Myst is an graphic adventure game released in the early 90s.
- Viewpoint: First Person
- Style: Graphic Adventure
- Mood: Steampunk Tech Low Magic
- Type: Immersive Abstract Puzzle
- Developer: [[Cyan Worlds]]
# Notability
Hugely inspirational and influential on who I became as a person.
The best selling game of all time for almost a decade from 1993-2002 when it was finally surpassed by The Sims.
# Philosophy
Secret room: the game. Essentially, it is a text adventure game, but done with graphics and clicking, without inventory items or weird verbs. Very innovative control scheme.
A type of play-once "knowledge" game. Once you know how to solve the puzzles, you can skip most of the exploration and run straight through.
Apparent budget was around 700,000 from the original 250,000 asked for - which the Millers thought was going to be more than double what it would actually cost.
# OS Support
Originally built in Hypercard and available exclusively for Mac OS, before being rewritten and ported to other systems.
Then rebuilt in full 3D.
Then rebuilt again. (Unity)
And then rebuilt again (Unreal Engine) from the ground up with modern rendering and VR capabilities.

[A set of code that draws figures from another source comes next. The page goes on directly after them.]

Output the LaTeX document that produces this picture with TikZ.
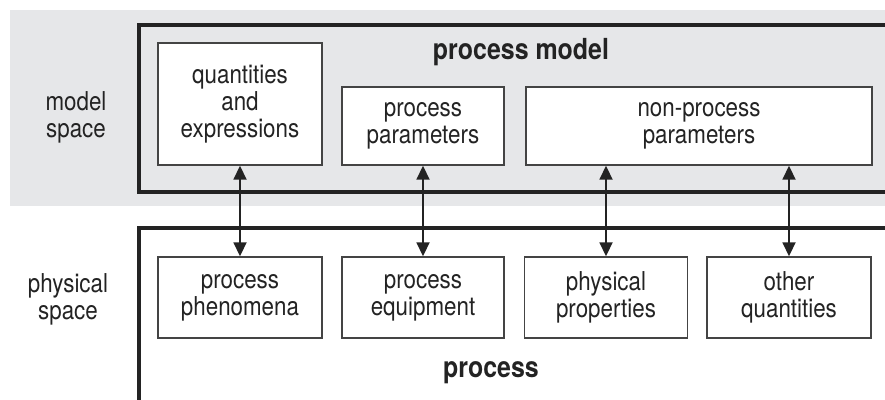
\documentclass[tikz,border=0pt]{standalone}
\usepackage{fontspec}
\setmainfont{TeX Gyre Heros}[FakeStretch=0.86]
\usetikzlibrary{arrows.meta}
\definecolor{bandgray}{RGB}{230,231,233}
\definecolor{ink}{RGB}{35,35,35}
\tikzset{
  item/.style={draw=ink!85, line width=1.4pt, fill=white, align=center,
    inner sep=0pt, font=\fontsize{26}{27}\selectfont, text=ink},
  frame/.style={draw=ink, line width=4pt},
  title/.style={font=\fontsize{29}{30}\selectfont\bfseries, text=ink},
  side/.style={align=center, font=\fontsize{26}{27}\selectfont, text=ink},
  link/.style={draw=ink, line width=1.8pt, {Triangle[length=14pt,width=13pt]}-{Triangle[length=14pt,width=13pt]}}
}
\begin{document}
\begin{tikzpicture}[x=1pt,y=-1pt]
\useasboundingbox (0,0) rectangle (885,399);
\clip (0,0) rectangle (885,399);
% model space band
\fill[bandgray] (10,10) rectangle (890,206);
% outer frames
\draw[frame] (139,25) rectangle (900,192);
\draw[frame] (139,228) rectangle (900,420);
\node[title] (pm) at (521,52) {process model};
\node[title] (pr) at (491,373) {process};
% side labels
\node[side] (ms) at (76,117) {model\\space};
\node[side] (ps) at (68,299) {physical\\space};
% model boxes
\node[item, minimum width=164pt, minimum height=122pt] (qe) at (240,104) {quantities\\and\\expressions};
\node[item, minimum width=162pt, minimum height=78pt] (pp) at (423,126) {process\\parameters};
\node[item, minimum width=346pt, minimum height=78pt] (np) at (699,126) {non-process\\parameters};
% physical boxes
\node[item, minimum width=164pt, minimum height=81pt] (ph) at (240,297.5) {process\\phenomena};
\node[item, minimum width=162pt, minimum height=81pt] (eq) at (423,297.5) {process\\equipment};
\node[item, minimum width=163pt, minimum height=81pt] (pq) at (606,297.5) {physical\\properties};
\node[item, minimum width=164pt, minimum height=81pt] (oq) at (789,297.5) {other\\quantities};
% links between the two spaces
\draw[link] (qe.south) -- (ph.north);
\draw[link] (pp.south) -- (eq.north);
\draw[link] (np.south -| pq.north) -- (pq.north);
\draw[link] (np.south -| oq.north) -- (oq.north);
\end{tikzpicture}
\end{document}
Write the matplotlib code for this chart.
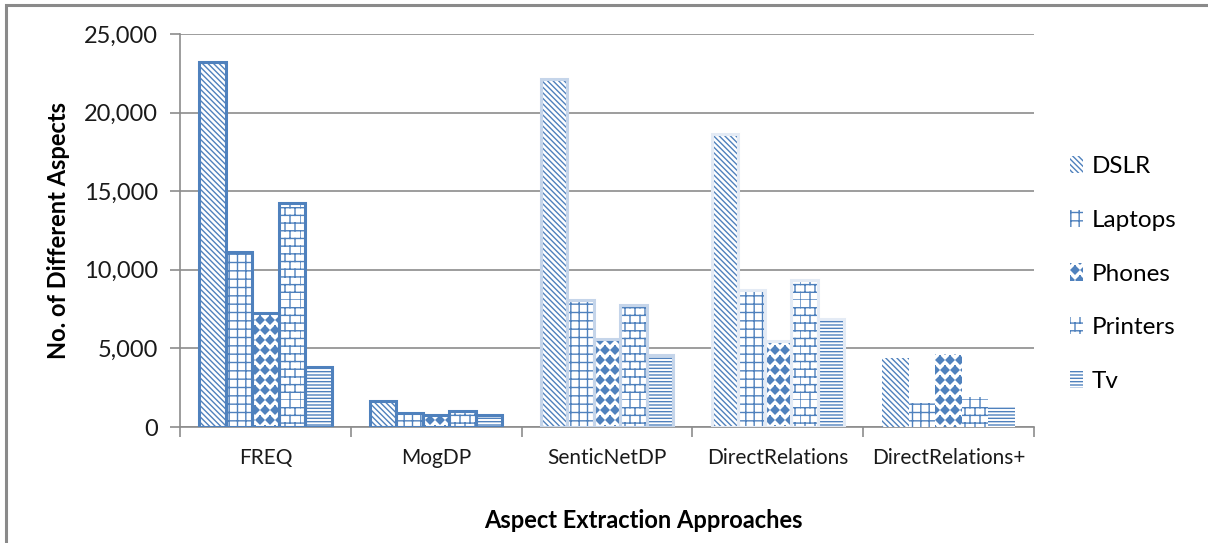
import warnings
import numpy as np
import matplotlib
matplotlib.use("Agg")
import matplotlib.pyplot as plt
import matplotlib.hatch as mhatch
from matplotlib.path import Path
from matplotlib.patches import Rectangle
from matplotlib.ticker import FuncFormatter, MultipleLocator

warnings.filterwarnings("ignore", category=matplotlib.MatplotlibDeprecationWarning)

approaches = ["FREQ", "MogDP", "SenticNetDP", "DirectRelations", "DirectRelations+"]
domains = ["DSLR", "Laptops", "Phones", "Printers", "Tv"]

dslr = [23200, 1650, 22150, 18650, 4400]
laptops = [11150, 900, 8100, 8700, 1550]
phones = [7250, 750, 5600, 5450, 4650]
printers = [14250, 1000, 7750, 9350, 1900]
tv = [3800, 750, 4600, 6850, 1350]
series = [dslr, laptops, phones, printers, tv]


# extra hatch patterns: 'b' = brick wall, 'd' = staggered filled diamonds
class BrickHatch(mhatch.HatchPatternBase):
    def __init__(self, hatch, density):
        self.rows = hatch.count("b") * 13
        self.cols = hatch.count("b") * 10
        self.num_vertices = (self.rows + self.rows * self.cols) * 2

    def set_vertices_and_codes(self, vertices, codes):
        ys = np.linspace(0.0, 1.0, self.rows, endpoint=False)
        h = 1.0 / self.rows
        w = 1.0 / self.cols
        n = self.rows
        vertices[0:2 * n:2] = np.column_stack([np.zeros(n), ys])
        vertices[1:2 * n:2] = np.column_stack([np.ones(n), ys])
        k = 2 * n
        for i, y in enumerate(ys):
            shift = 0.5 * w if i % 2 else 0.0
            for j in range(self.cols):
                x = j * w + shift
                vertices[k] = (x, y)
                vertices[k + 1] = (x, y + h)
                k += 2
        codes[0::2] = Path.MOVETO
        codes[1::2] = Path.LINETO


class DiamondHatch(mhatch.Shapes):
    size = 0.4
    filled = True

    def __init__(self, hatch, density):
        self.num_rows = hatch.count("d") * 10
        path = Path.unit_regular_polygon(4)
        self.shape_vertices = path.vertices
        self.shape_codes = np.full(len(self.shape_vertices), Path.LINETO,
                                   dtype=Path.code_type)
        self.shape_codes[0] = Path.MOVETO
        super().__init__(hatch, density)


mhatch._hatch_types.extend([BrickHatch, DiamondHatch])

hatches = ["\\\\\\\\\\\\", "++", "d", "b", "-----"]
blue = "#4F81BD"
# outline colour of the bars in each approach group (None = no outline)
outline = [blue, blue, "#C5D5EA", "#E4EBF5", None]

plt.rcParams["font.family"] = ["Lato", "DejaVu Sans"]
plt.rcParams["hatch.linewidth"] = 1.0

fig = plt.figure(figsize=(12.08, 5.43), dpi=100)
ax = fig.add_axes([180 / 1208, 1 - 427 / 543, (1034 - 180) / 1208, (427 - 34) / 543])

x = np.arange(len(approaches))
width = 0.155
offsets = (np.arange(len(domains)) - 2) * width

for s, (vals, hatch, name) in enumerate(zip(series, hatches, domains)):
    pos = x + offsets[s]
    ax.bar(pos, vals, width, color="white", edgecolor=blue, hatch=hatch,
           linewidth=0, label=name, zorder=3)
    for i, v in enumerate(vals):
        if outline[i] is not None:
            ax.bar(pos[i], v, width, fill=False, edgecolor=outline[i],
                   linewidth=2.2, zorder=4)

ax.set_xlim(-0.5, len(approaches) - 0.5)
ax.set_ylim(0, 25000)
ax.yaxis.set_major_locator(MultipleLocator(5000))
ax.yaxis.set_major_formatter(FuncFormatter(lambda v, p: f"{int(v):,}"))
ax.grid(axis="y", color="#8C8C8C", linewidth=1.2, zorder=0)

ax.set_xticks(x)
ax.set_xticklabels(approaches)
ax.set_xticks(np.arange(-0.5, len(approaches)), minor=True)
ax.tick_params(axis="x", which="major", length=0, pad=15, labelsize=15, labelcolor="#1A1A1A")
ax.tick_params(axis="x", which="minor", length=7, width=1.2, color="#8C8C8C")
ax.tick_params(axis="y", length=7, width=1.2, color="#8C8C8C", pad=9, labelsize=17,
               labelcolor="#1A1A1A")

for side in ["top", "right"]:
    ax.spines[side].set_visible(False)
for side in ["left", "bottom"]:
    ax.spines[side].set_color("#8C8C8C")
    ax.spines[side].set_linewidth(1.2)

ax.set_ylabel("No. of Different Aspects", fontsize=17, fontweight="bold", labelpad=10)
fig.text(643 / 1208, 1 - 521 / 543, "Aspect Extraction Approaches", ha="center",
         va="center", fontsize=17, fontweight="bold")

leg = fig.legend(loc="center left", bbox_to_anchor=(1060 / 1208, 1 - 274 / 543),
                 frameon=False, fontsize=17.5, handlelength=0.55, handleheight=0.7,
                 handletextpad=0.35, labelspacing=1.35, borderaxespad=0)

# outer chart border
fig.add_artist(Rectangle((6 / 1208, -0.1), 1.2, 1.1 - 5 / 543,
                         transform=fig.transFigure, fill=False,
                         edgecolor="#8A8A8A", linewidth=2.2))

fig.savefig("out.png", dpi=100)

While other games have been remastered or may have been ported to more systems (like [[Another World]]) I am not aware of any other game that has been totally rebuilt with all assets replaced so many times.
- Mac OS Classic
- Windows 95
- ...
- Windows NT
# Features
- Many puzzles, some are logical, others are very odd and require a lot of exploration and thinking to put together, extremely varied
- Several different islands on different worlds to explore - called Ages
- Random unrelated puzzles and aesthetics glued together surprisingly well with lore
- Great soundtrack
- FMV - live action and pre-rendered CGI, but used in extremely limited and fractional ways that kept it small and aesthetically viable
- Good acting
- Beautiful immersive environments (despite being very low res in the original release)
- Boatloads of lore, atmosphere, worldbuilding (literally!)
- There is no combat or interactive dialogue, yet there are a few different ways to end the game that are not at all nice for your character
# Foibles
- The slide-show navigation in the original release was really odd, but the only way to make a game look as good as it did
- While the lore really does hold things together well, but particularly the main island, Myst itself, is a mish-mash of things that make no sense if you allow yourself to think about it for more than a moment
- While the whole point of the genre is to provide puzzles for players to discover the solutions to through exploration, many of them are ludicrously contrived even within the justified context of the world and plot
- The only character you meet in person does extraordinarily little to help save you, himself, his children, or wife - this is kind of retconned in Riven to make sense, but without that context it seems weird as hell - and then Riven ends up pretty much doing it again, Quern solves this by just... not having anyone else alive... but that creates its own problems
# References
# Inspirations
While other graphical adventure games existed, the Miller brothers were not players of them. The text adventure and D&D type storytelling influences come through loud and clear though. Other graphical adventure games did descend from text adventure games as well, but they were forced to mature through years of commercial pressures and incremental technological progress due both to the video game crash of the late 80s and Intel's monopoly on the PC market. Thus, without being aware of these limitations or history, the Millers started building things that took a different evolutionary path.
Myst was the first game the Millers designed for a more adult audience, and in so doing managed to avoid the issues that often come with that change in direction, it was intense in places but not edgey. And the graphics were several levels beyond anything their games had been before. And really anything else on the market.
[[The 7th Guest]]'s presentation ended up influencing the development of Myst and forced them to push harder than they probably would have otherwise.
# Legacy
Kicked off a huge number of clones in the early 90s, none of which had any staying power. Some of the more notable are [[The 7th Guest]] (which was released before Myst) and [[Phantasmagoria]].
Also kicked off a long series of sequels of varying quality. The next game [[Riven]] is often said to be the best in the series. A short lived MMO called [[Uru]] was also part of the series, later released in single-player form and subsequently with community-run servers.
Later non-Myst games released by Cyan Worlds have not lived up to this series.
- [[Quern]] is a game hugely inspired by Myst and manages to be a better followup to the series than probably anything else available, itself now several years old
- Arguably, modern first person puzzle adventure games like [[Portal]] wouldn't exist without this series
There have been talks for years about TV shows and movies, but so far nothing has ever materialized.